### Given exercise:
Omit all images, then repeat exactly the lines below from the one containing "Rebuild this chart" through the one containing "ax = fig.add_axes([89", both ends included.

[Charts and diagrams as code]
>>>
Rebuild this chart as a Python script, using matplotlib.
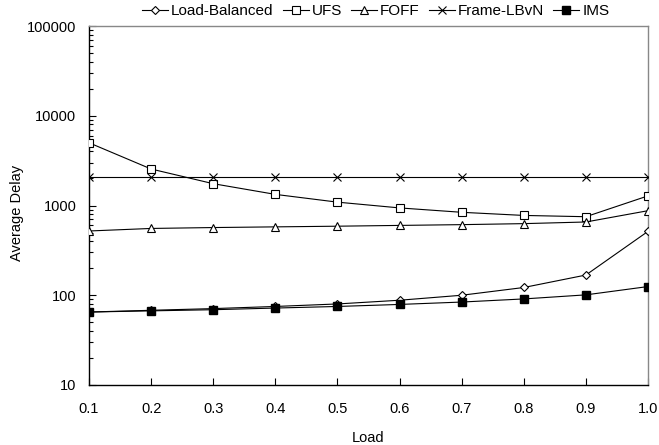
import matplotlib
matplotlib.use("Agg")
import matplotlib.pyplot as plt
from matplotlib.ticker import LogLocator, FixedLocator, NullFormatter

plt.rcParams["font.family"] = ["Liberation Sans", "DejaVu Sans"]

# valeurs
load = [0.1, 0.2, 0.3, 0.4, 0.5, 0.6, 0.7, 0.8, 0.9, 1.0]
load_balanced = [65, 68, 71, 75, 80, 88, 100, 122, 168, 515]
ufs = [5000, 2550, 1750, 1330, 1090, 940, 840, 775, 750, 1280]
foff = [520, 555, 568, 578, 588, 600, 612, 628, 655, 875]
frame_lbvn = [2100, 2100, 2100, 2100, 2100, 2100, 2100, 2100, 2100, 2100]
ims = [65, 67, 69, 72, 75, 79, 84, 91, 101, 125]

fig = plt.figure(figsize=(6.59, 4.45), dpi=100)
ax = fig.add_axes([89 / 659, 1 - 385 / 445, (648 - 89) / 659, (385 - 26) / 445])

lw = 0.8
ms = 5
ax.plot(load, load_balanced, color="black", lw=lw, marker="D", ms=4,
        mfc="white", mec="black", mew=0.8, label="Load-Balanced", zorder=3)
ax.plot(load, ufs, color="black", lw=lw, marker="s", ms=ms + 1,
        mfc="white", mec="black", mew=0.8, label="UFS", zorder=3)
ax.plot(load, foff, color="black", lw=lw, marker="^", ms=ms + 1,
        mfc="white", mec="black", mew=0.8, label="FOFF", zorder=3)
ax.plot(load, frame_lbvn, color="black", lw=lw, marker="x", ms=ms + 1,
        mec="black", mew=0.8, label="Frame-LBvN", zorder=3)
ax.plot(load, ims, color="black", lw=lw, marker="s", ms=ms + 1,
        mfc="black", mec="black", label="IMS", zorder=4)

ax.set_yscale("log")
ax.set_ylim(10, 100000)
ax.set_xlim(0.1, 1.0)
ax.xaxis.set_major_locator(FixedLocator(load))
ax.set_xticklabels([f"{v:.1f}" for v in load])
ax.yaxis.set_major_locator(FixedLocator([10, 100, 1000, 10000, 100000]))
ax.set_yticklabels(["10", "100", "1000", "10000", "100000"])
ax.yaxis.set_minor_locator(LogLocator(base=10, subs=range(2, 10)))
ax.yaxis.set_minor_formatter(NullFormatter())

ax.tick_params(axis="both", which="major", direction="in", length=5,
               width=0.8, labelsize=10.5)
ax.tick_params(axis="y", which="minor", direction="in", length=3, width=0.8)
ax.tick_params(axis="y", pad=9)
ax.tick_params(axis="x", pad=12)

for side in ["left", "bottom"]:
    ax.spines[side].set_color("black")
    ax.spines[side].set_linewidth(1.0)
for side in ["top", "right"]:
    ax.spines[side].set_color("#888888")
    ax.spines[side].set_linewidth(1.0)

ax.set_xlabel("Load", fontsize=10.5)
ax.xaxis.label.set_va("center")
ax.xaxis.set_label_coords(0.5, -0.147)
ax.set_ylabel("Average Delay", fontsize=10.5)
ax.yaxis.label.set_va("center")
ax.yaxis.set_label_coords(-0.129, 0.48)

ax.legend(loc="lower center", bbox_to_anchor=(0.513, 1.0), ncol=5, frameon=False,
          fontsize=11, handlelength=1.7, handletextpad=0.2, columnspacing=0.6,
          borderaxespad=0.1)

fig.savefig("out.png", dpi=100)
<<<
>>>
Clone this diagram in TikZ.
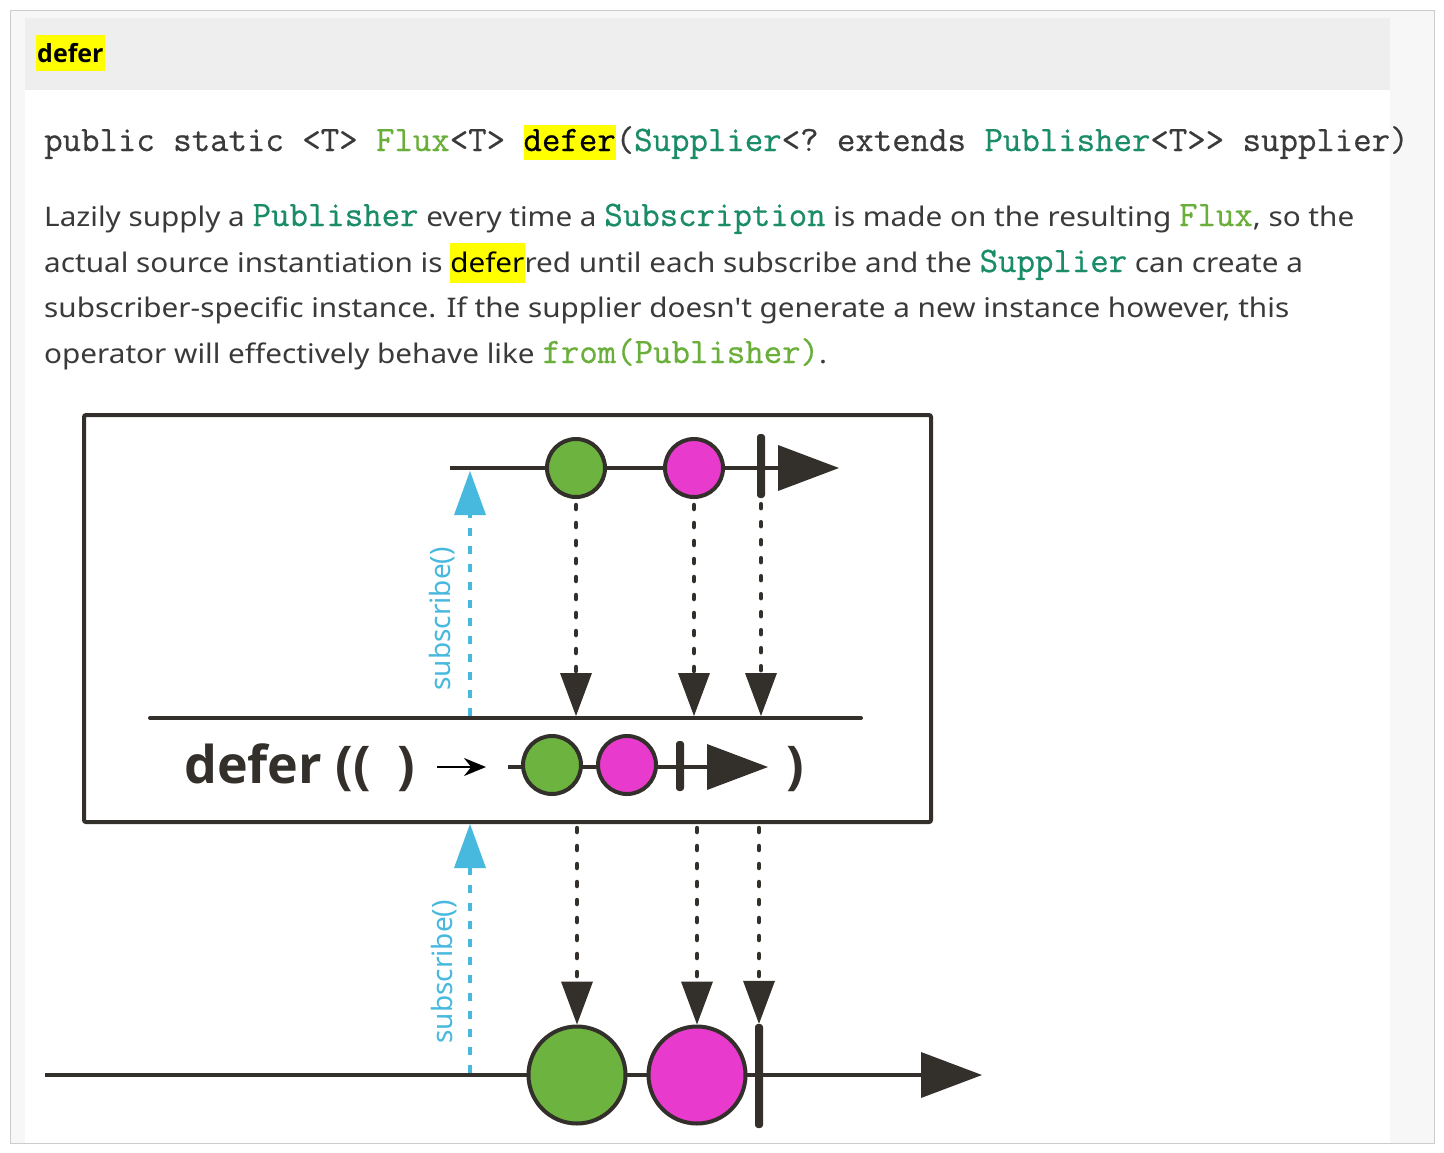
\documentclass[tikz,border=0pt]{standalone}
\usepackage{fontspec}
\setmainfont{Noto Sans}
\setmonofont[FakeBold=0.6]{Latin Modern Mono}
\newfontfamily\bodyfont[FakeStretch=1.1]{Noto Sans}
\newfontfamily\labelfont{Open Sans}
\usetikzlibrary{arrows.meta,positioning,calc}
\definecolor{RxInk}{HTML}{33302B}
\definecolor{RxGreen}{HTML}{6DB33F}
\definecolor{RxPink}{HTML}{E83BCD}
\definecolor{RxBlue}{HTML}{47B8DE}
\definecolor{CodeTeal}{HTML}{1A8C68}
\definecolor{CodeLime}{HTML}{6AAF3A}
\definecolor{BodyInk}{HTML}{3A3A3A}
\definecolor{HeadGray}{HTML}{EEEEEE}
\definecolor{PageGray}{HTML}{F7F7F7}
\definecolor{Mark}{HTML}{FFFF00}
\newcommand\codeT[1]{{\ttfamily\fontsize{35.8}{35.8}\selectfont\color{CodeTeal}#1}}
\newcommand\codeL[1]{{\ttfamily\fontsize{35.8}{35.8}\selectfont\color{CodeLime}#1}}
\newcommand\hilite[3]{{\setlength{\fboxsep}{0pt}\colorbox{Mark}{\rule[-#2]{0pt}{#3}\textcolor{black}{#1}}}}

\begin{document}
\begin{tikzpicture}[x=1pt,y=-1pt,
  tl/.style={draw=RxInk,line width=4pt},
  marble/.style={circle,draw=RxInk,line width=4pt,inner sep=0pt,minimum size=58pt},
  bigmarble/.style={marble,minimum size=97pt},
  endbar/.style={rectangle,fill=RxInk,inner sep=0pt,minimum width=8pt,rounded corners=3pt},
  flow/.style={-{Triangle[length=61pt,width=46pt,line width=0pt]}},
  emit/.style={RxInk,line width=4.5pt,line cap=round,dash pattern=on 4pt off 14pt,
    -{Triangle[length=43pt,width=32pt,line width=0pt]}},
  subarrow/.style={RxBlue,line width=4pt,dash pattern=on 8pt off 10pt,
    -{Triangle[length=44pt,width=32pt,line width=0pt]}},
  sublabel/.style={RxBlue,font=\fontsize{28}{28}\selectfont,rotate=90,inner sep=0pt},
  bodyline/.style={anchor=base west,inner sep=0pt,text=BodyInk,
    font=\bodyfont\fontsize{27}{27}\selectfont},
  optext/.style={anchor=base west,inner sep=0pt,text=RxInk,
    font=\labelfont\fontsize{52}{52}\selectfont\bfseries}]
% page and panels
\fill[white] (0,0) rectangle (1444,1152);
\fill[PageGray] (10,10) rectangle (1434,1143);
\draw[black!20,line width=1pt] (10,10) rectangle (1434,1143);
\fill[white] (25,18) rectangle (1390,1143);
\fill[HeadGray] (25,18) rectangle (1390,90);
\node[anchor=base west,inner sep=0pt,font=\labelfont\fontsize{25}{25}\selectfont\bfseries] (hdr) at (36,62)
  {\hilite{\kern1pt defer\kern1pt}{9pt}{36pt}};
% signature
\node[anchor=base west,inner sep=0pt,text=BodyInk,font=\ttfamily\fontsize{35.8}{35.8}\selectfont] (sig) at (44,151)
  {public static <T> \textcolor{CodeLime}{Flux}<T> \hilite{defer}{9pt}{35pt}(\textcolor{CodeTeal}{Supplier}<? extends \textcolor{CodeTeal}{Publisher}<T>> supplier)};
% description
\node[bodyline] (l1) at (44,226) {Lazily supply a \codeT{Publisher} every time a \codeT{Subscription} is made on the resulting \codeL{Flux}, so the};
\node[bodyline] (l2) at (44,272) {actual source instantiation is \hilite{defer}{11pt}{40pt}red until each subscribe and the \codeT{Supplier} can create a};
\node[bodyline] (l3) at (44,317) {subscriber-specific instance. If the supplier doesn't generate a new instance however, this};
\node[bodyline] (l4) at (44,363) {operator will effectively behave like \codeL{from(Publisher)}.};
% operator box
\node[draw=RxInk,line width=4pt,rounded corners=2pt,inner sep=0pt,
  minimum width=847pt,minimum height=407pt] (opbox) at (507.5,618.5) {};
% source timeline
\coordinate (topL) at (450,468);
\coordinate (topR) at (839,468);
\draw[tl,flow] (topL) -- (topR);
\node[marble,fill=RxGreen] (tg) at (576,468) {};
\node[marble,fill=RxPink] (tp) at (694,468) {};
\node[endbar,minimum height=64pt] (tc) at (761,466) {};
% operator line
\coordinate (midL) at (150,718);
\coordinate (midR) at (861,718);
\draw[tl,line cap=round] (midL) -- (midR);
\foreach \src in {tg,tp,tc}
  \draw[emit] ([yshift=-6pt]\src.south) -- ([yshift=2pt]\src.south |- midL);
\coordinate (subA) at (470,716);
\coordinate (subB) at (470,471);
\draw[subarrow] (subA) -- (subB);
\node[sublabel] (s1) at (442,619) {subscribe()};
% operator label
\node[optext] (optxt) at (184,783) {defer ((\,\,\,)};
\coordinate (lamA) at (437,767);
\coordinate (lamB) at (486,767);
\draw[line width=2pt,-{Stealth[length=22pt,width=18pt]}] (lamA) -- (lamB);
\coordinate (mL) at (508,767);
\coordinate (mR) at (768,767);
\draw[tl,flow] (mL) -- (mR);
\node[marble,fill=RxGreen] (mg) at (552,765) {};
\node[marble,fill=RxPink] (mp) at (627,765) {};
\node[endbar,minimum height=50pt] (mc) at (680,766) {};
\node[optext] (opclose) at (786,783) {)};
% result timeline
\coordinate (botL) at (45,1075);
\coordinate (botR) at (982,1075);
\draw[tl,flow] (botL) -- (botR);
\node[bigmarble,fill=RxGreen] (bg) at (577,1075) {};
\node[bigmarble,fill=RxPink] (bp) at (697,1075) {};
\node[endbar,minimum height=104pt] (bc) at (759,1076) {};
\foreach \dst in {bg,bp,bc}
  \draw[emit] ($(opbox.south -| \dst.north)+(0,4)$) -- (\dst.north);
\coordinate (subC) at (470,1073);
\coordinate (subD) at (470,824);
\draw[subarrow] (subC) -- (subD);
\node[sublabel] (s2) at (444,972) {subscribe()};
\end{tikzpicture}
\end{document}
<<<
### Response to this exercise:
Rebuild this chart as a Python script, using matplotlib.
import matplotlib
matplotlib.use("Agg")
import matplotlib.pyplot as plt
from matplotlib.ticker import LogLocator, FixedLocator, NullFormatter

plt.rcParams["font.family"] = ["Liberation Sans", "DejaVu Sans"]

# valeurs
load = [0.1, 0.2, 0.3, 0.4, 0.5, 0.6, 0.7, 0.8, 0.9, 1.0]
load_balanced = [65, 68, 71, 75, 80, 88, 100, 122, 168, 515]
ufs = [5000, 2550, 1750, 1330, 1090, 940, 840, 775, 750, 1280]
foff = [520, 555, 568, 578, 588, 600, 612, 628, 655, 875]
frame_lbvn = [2100, 2100, 2100, 2100, 2100, 2100, 2100, 2100, 2100, 2100]
ims = [65, 67, 69, 72, 75, 79, 84, 91, 101, 125]

fig = plt.figure(figsize=(6.59, 4.45), dpi=100)
ax = fig.add_axes([89 / 659, 1 - 385 / 445, (648 - 89) / 659, (385 - 26) / 445])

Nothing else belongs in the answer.